* INSTRUCTIONS TO FOLLOW
Leave out the pictures and repeat the data exactly.

* AVAILABLE DATA
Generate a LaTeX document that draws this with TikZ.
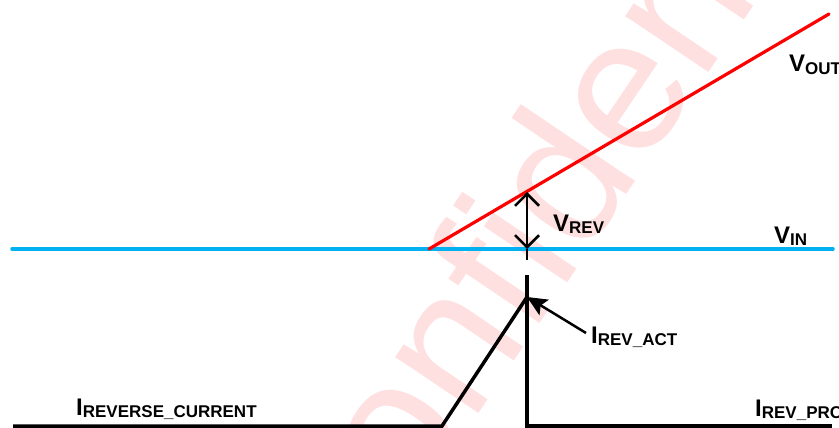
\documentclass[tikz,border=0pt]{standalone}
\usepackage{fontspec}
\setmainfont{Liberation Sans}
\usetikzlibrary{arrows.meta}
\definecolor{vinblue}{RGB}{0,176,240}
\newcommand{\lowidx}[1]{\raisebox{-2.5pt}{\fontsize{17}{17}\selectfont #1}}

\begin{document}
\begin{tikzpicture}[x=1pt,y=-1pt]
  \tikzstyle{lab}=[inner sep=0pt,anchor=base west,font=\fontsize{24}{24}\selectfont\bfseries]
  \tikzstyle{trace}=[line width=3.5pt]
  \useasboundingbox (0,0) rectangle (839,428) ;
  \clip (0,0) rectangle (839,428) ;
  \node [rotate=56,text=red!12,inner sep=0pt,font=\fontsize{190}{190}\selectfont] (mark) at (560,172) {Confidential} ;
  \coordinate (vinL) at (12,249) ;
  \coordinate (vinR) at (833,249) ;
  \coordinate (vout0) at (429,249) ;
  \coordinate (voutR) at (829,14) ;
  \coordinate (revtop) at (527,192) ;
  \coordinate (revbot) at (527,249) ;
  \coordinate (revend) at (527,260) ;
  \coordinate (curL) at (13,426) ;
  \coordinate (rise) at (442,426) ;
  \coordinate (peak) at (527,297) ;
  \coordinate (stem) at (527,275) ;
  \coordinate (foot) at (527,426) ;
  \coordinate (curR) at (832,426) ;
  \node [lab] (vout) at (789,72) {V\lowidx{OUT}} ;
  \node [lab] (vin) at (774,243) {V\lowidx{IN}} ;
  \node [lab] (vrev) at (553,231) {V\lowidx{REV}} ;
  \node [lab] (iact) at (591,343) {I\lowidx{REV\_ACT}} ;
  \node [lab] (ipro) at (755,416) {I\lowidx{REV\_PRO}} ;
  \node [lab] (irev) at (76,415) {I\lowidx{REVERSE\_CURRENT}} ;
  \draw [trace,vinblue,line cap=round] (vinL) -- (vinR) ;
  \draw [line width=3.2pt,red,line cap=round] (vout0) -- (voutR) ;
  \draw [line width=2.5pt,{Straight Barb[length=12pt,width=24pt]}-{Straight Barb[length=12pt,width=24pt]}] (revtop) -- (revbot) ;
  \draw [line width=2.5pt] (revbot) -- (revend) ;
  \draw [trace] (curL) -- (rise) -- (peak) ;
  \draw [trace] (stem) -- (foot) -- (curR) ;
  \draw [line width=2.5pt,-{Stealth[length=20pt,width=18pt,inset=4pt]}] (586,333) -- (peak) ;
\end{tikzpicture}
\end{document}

* TASK OUTPUT
Generate a LaTeX document that draws this with TikZ.
\documentclass[tikz,border=0pt]{standalone}
\usepackage{fontspec}
\setmainfont{Liberation Sans}
\usetikzlibrary{arrows.meta}
\definecolor{vinblue}{RGB}{0,176,240}
\newcommand{\lowidx}[1]{\raisebox{-2.5pt}{\fontsize{17}{17}\selectfont #1}}

\begin{document}
\begin{tikzpicture}[x=1pt,y=-1pt]
  \tikzstyle{lab}=[inner sep=0pt,anchor=base west,font=\fontsize{24}{24}\selectfont\bfseries]
  \tikzstyle{trace}=[line width=3.5pt]
  \useasboundingbox (0,0) rectangle (839,428) ;
  \clip (0,0) rectangle (839,428) ;
  \node [rotate=56,text=red!12,inner sep=0pt,font=\fontsize{190}{190}\selectfont] (mark) at (560,172) {Confidential} ;
  \coordinate (vinL) at (12,249) ;
  \coordinate (vinR) at (833,249) ;
  \coordinate (vout0) at (429,249) ;
  \coordinate (voutR) at (829,14) ;
  \coordinate (revtop) at (527,192) ;
  \coordinate (revbot) at (527,249) ;
  \coordinate (revend) at (527,260) ;
  \coordinate (curL) at (13,426) ;
  \coordinate (rise) at (442,426) ;
  \coordinate (peak) at (527,297) ;
  \coordinate (stem) at (527,275) ;
  \coordinate (foot) at (527,426) ;
  \coordinate (curR) at (832,426) ;
  \node [lab] (vout) at (789,72) {V\lowidx{OUT}} ;
  \node [lab] (vin) at (774,243) {V\lowidx{IN}} ;
  \node [lab] (vrev) at (553,231) {V\lowidx{REV}} ;
  \node [lab] (iact) at (591,343) {I\lowidx{REV\_ACT}} ;
  \node [lab] (ipro) at (755,416) {I\lowidx{REV\_PRO}} ;
  \node [lab] (irev) at (76,415) {I\lowidx{REVERSE\_CURRENT}} ;
  \draw [trace,vinblue,line cap=round] (vinL) -- (vinR) ;
  \draw [line width=3.2pt,red,line cap=round] (vout0) -- (voutR) ;
  \draw [line width=2.5pt,{Straight Barb[length=12pt,width=24pt]}-{Straight Barb[length=12pt,width=24pt]}] (revtop) -- (revbot) ;
  \draw [line width=2.5pt] (revbot) -- (revend) ;
  \draw [trace] (curL) -- (rise) -- (peak) ;
  \draw [trace] (stem) -- (foot) -- (curR) ;
  \draw [line width=2.5pt,-{Stealth[length=20pt,width=18pt,inset=4pt]}] (586,333) -- (peak) ;
\end{tikzpicture}
\end{document}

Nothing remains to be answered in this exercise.